From 20-23 I thought I had so many things, was going crazy, always stressed out - just like you I thought my mind wouldn't be able to cope, that I would eventually break myself. I'm now 30, and I'm not mad, not schizophrenic, nothing! I run a business, have a busy and active schedule and my brain is fully functioning and it's going to stay that way for many years to come

If you keep reading in to other medical conditions and matching your 'symptoms' to these you will start to think you have these too. This is how it works, your thoughts become unrealistic and negative and they happen automatically, because they are YOUR thoughts you believe them.

It is sometimes very hard to believe at first, but your thoughts are not the truth. Your anxiety is making you think things which are lies. The more you think about it the more you believe it and the more you look for evidence to support it the stronger and more frequent those thoughts get.

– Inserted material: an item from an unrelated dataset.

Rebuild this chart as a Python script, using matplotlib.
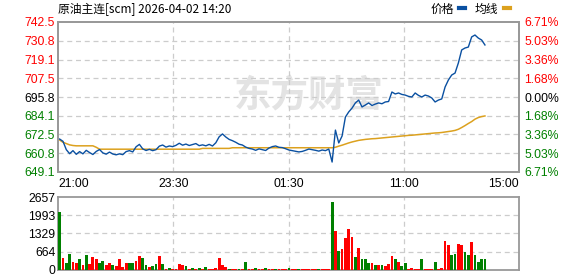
import matplotlib
matplotlib.use("Agg")
import matplotlib.pyplot as plt
from matplotlib.lines import Line2D
import numpy as np

plt.rcParams['font.family'] = ['Liberation Sans', 'Noto Sans CJK SC', 'DejaVu Sans']

# session is 555 minutes long, data sampled every 4 minutes up to 14:20
total_minutes = 555
step = 4

price = [669.6, 668.2, 663.0, 660.5, 662.4, 660.1, 661.8, 660.4, 662.6, 661.2,
         660.0, 661.9, 663.1, 661.0, 660.2, 661.5, 660.3, 659.8, 660.4, 659.9,
         661.8, 662.4, 661.6, 664.8, 666.3, 663.5, 662.5, 663.2, 662.4, 663.0,
         665.2, 665.9, 664.6, 665.3, 664.9, 665.7, 667.0, 665.8, 666.5, 665.6,
         666.2, 666.8, 665.5, 666.0, 665.4, 666.3, 665.3, 667.3, 671.0, 672.8,
         670.9, 669.4, 668.6, 667.6, 666.4, 665.9, 664.6, 663.8, 663.4, 662.6,
         663.5, 663.0, 662.5, 664.0, 664.9, 665.3, 664.5, 664.3, 663.6, 662.8,
         662.4, 662.0, 661.6, 661.9, 662.6, 663.4, 663.0, 662.6, 662.1, 662.8,
         662.4, 663.4, 655.3, 675.2, 667.2, 671.5, 683.3, 686.5, 688.9, 692.1,
         693.9, 689.6, 690.8, 692.1, 690.5, 691.4, 692.1, 691.6, 692.7, 693.0,
         698.9, 697.7, 698.3, 697.4, 697.0, 696.2, 695.8, 698.3, 696.8, 695.8,
         697.0, 696.4, 695.2, 692.7, 693.9, 694.6, 702.0, 706.4, 709.5, 710.7,
         717.0, 725.1, 726.3, 726.9, 733.2, 734.4, 732.5, 731.3, 728.2]

avg_price = [669.0, 667.6, 666.8, 666.0, 665.6, 665.4, 665.4, 665.4, 665.4, 665.4,
             665.4, 664.5, 663.3, 663.3, 663.3, 663.3, 663.3, 663.3, 663.3, 663.3,
             663.3, 663.3, 663.3, 663.3, 663.3, 663.3, 663.3, 663.3, 663.3, 663.3,
             663.3, 663.3, 663.3, 663.3, 663.3, 663.3, 663.3, 663.3, 663.3, 663.3,
             663.3, 663.3, 663.3, 663.8, 663.8, 663.8, 663.8, 663.8, 663.8, 663.8,
             663.8, 663.8, 664.2, 664.2, 664.2, 664.2, 664.2, 664.2, 664.2, 664.2,
             664.2, 664.2, 664.2, 664.2, 664.2, 664.2, 664.2, 664.2, 664.2, 664.2,
             664.2, 664.2, 664.2, 664.2, 664.2, 664.2, 664.2, 664.2, 664.2, 664.2,
             664.2, 664.2, 664.2, 664.5, 665.2, 665.8, 666.5, 667.2, 667.8, 668.3,
             668.8, 669.1, 669.4, 669.6, 669.8, 669.9, 670.1, 670.3, 670.5, 670.7,
             670.9, 671.1, 671.3, 671.5, 671.7, 671.9, 672.0, 672.2, 672.4, 672.6,
             672.8, 673.0, 673.2, 673.4, 673.5, 673.7, 674.0, 674.3, 674.6, 675.0,
             675.7, 676.8, 678.0, 679.3, 680.5, 682.0, 683.0, 683.6, 684.0]

volume = [2111, 450, 250, 600, 303, 250, 400, 190, 546, 220,
          485, 400, 240, 330, 200, 240, 180, 150, 400, 100,
          260, 240, 240, 330, 510, 425, 200, 120, 150, 220,
          510, 220, 40, 60, 30, 50, 230, 180, 160, 40,
          70, 30, 90, 40, 120, 50, 30, 80, 437, 200,
          120, 40, 30, 50, 30, 40, 300, 40, 30, 60,
          30, 40, 90, 30, 40, 30, 50, 30, 40, 70,
          30, 40, 30, 50, 30, 40, 30, 30, 40, 30,
          40, 30, 2463, 1420, 700, 765, 1153, 1492, 1213, 460,
          813, 400, 400, 240, 240, 200, 180, 180, 150, 220,
          510, 400, 300, 150, 240, 40, 60, 30, 40, 400,
          40, 30, 40, 300, 40, 60, 1056, 910, 546, 600,
          935, 910, 650, 550, 1008, 530, 280, 400, 400]

# 1 = up bar (red), 0 = down bar (green)
vol_up = [0, 1, 0, 0, 1, 1, 0, 1, 0, 1,
          1, 1, 0, 0, 1, 1, 0, 1, 1, 1,
          1, 0, 0, 1, 1, 0, 0, 1, 0, 0,
          1, 0, 1, 0, 1, 1, 1, 1, 0, 1,
          0, 1, 0, 1, 0, 1, 1, 1, 1, 1,
          1, 0, 1, 1, 0, 1, 0, 1, 1, 0,
          1, 1, 0, 1, 1, 0, 1, 1, 1, 0,
          1, 1, 0, 1, 1, 1, 1, 1, 0, 1,
          1, 1, 0, 1, 0, 1, 1, 1, 1, 0,
          1, 0, 0, 0, 1, 0, 1, 0, 1, 1,
          1, 0, 1, 0, 0, 1, 1, 1, 1, 0,
          1, 1, 1, 0, 1, 1, 1, 1, 0, 0,
          1, 1, 0, 0, 1, 0, 0, 0, 0]

price_ticks = [649.1, 660.8, 672.5, 684.1, 695.8, 707.5, 719.1, 730.8, 742.5]
pct_labels = ['6.71%', '5.03%', '3.36%', '1.68%', '0.00%', '1.68%', '3.36%', '5.03%', '6.71%']
prev_close = 695.8
vol_ticks = [0, 664, 1329, 1993, 2657]
time_labels = ['21:00', '23:30', '01:30', '11:00', '15:00']

blue = '#0a50a1'
gold = '#dca11e'
red = '#ff0000'
green = '#008000'
frame = '#999999'

W, H = 578, 276
fig = plt.figure(figsize=(W / 100, H / 100), dpi=100)
ax = fig.add_axes([58 / W, 1 - 172 / H, 461 / W, 150 / H])
axv = fig.add_axes([58 / W, 1 - 270 / H, 461 / W, 73 / H])

x = np.arange(len(price)) * step + step / 2
xgrid = np.linspace(0, total_minutes, len(time_labels))

# watermark
ax.text(0.545, 0.51, '东方财富', transform=ax.transAxes, fontsize=27, fontweight='bold',
        color='#e3e3e3', ha='center', va='center', family=['Noto Sans CJK SC'], zorder=0)

ax.plot(x, avg_price, color=gold, lw=1.1, zorder=3)
ax.plot(x, price, color=blue, lw=1.0, zorder=4)
ax.set_xlim(0, total_minutes)
ax.set_ylim(price_ticks[0], price_ticks[-1])

for v in price_ticks[1:-1]:
    ax.axhline(v, color='#cccccc', lw=0.9, ls=(0, (4, 3)), zorder=1)
for v in xgrid[1:-1]:
    ax.axvline(v, color='#cccccc', lw=0.9, ls=(0, (4, 3)), zorder=1)

def lvl_color(v):
    if v > prev_close + 0.01:
        return red
    if v < prev_close - 0.01:
        return green
    return 'black'

ax.set_yticks(price_ticks)
ax.set_yticklabels([f'{v:.1f}' for v in price_ticks], fontsize=8.8)
for lab, v in zip(ax.get_yticklabels(), price_ticks):
    lab.set_color(lvl_color(v))
ax.tick_params(axis='y', length=0, pad=2)

ax.set_xticks(xgrid)
ax.set_xticklabels(time_labels, fontsize=8.8)
ax.tick_params(axis='x', length=0, pad=4)
xl = ax.get_xticklabels()
xl[0].set_ha('left')
xl[-1].set_ha('right')

ax2 = ax.twinx()
ax2.set_ylim(price_ticks[0], price_ticks[-1])
ax2.set_yticks(price_ticks)
ax2.set_yticklabels(pct_labels, fontsize=8.8)
for lab, v in zip(ax2.get_yticklabels(), price_ticks):
    lab.set_color(lvl_color(v))
ax2.tick_params(axis='y', length=0, pad=4)

for a in (ax, ax2, axv):
    for s in a.spines.values():
        s.set_color(frame)
        s.set_linewidth(1.3)

# volume
colors = [red if u else green for u in vol_up]
axv.bar(x, volume, width=step * 0.85, color=colors, linewidth=0, zorder=3)
axv.set_xlim(0, total_minutes)
axv.set_ylim(0, vol_ticks[-1])
axv.set_yticks(vol_ticks)
axv.set_yticklabels([str(v) for v in vol_ticks], fontsize=8.8)
axv.tick_params(axis='y', length=0, pad=2)
axv.set_xticks([])
for v in vol_ticks[1:-1]:
    axv.axhline(v, color='#cccccc', lw=0.9, ls=(0, (4, 3)), zorder=1)
for v in xgrid[1:-1]:
    axv.axvline(v, color='#cccccc', lw=0.9, ls=(0, (4, 3)), zorder=1)

fig.text(58 / W, 1 - 9 / H, '原油主连[scm] 2026-04-02 14:20', fontsize=8.5,
         ha='left', va='center', family=['Noto Sans CJK SC', 'DejaVu Sans'])

handles = [Line2D([], [], color=blue, lw=3), Line2D([], [], color=gold, lw=3)]
fig.legend(handles, ['价格', '均线'], loc='center right', bbox_to_anchor=(516 / W, 1 - 9 / H),
           ncol=2, frameon=False, markerfirst=False, handlelength=0.5, handletextpad=0.5,
           columnspacing=0.8, borderpad=0, prop={'family': 'Noto Sans CJK SC', 'size': 8.5})

fig.savefig('out.png', dpi=100)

Stop reading anymore about it, learn how to untwist your thinking and understand when you anxiety is driving it. Keep busy (school work, projects, seeing friends), get some exercise, not just a nice walk, but something to really get your body going and mind focused on something else. Then repeat repeat repeat over and over until you have stopped those thoughts are no longer in the fore front of your mind.

They will only go if you do the right things to make them. Also, try and find someone you can talk to about it, someone who can help support and motivate you to keep going. You are not alone in what you are going through, millions have been here before, but at the moment you are at the hardest part, the bit where it is all new and where you have very little knowledge about it and how to stop it.

You can do it though.

Good luck

Hugo

sufferer1
12-04-2014, 09:55 AM
Dear Hugo,

thank you for your kind and thoughtful words. Really helped to lift my mood after a bad day. After reading your post, I got a thought "But what if you are actually going to go mad... etc", but now I try to recognise that it just stems from my anxiety, even though it seems so real every time. I'm glad there are people like you, really. ;)

Cheers

h_rock
12-04-2014, 10:11 AM
If you were going mad, you would not know it. You certainly would not care about it and you wouldn't spend all day thinking about it.

The truth is no mad person spends their time thinking about going mad. Someone with anxiety does.

Instead spend your time kicking ass in whatever you have to do. Life's for living, not letting it go by while you're busy thinking about every single issue and problem you could face.

I have a post on my blog called 'learning to live day by day' take a read as it might help you understand why you shouldn't worry about 'what might be', the site is below in my signature. The link can be found in the 'New? Start Here' page.

Life's about choice, the bit you have to get right is making the right choices for you.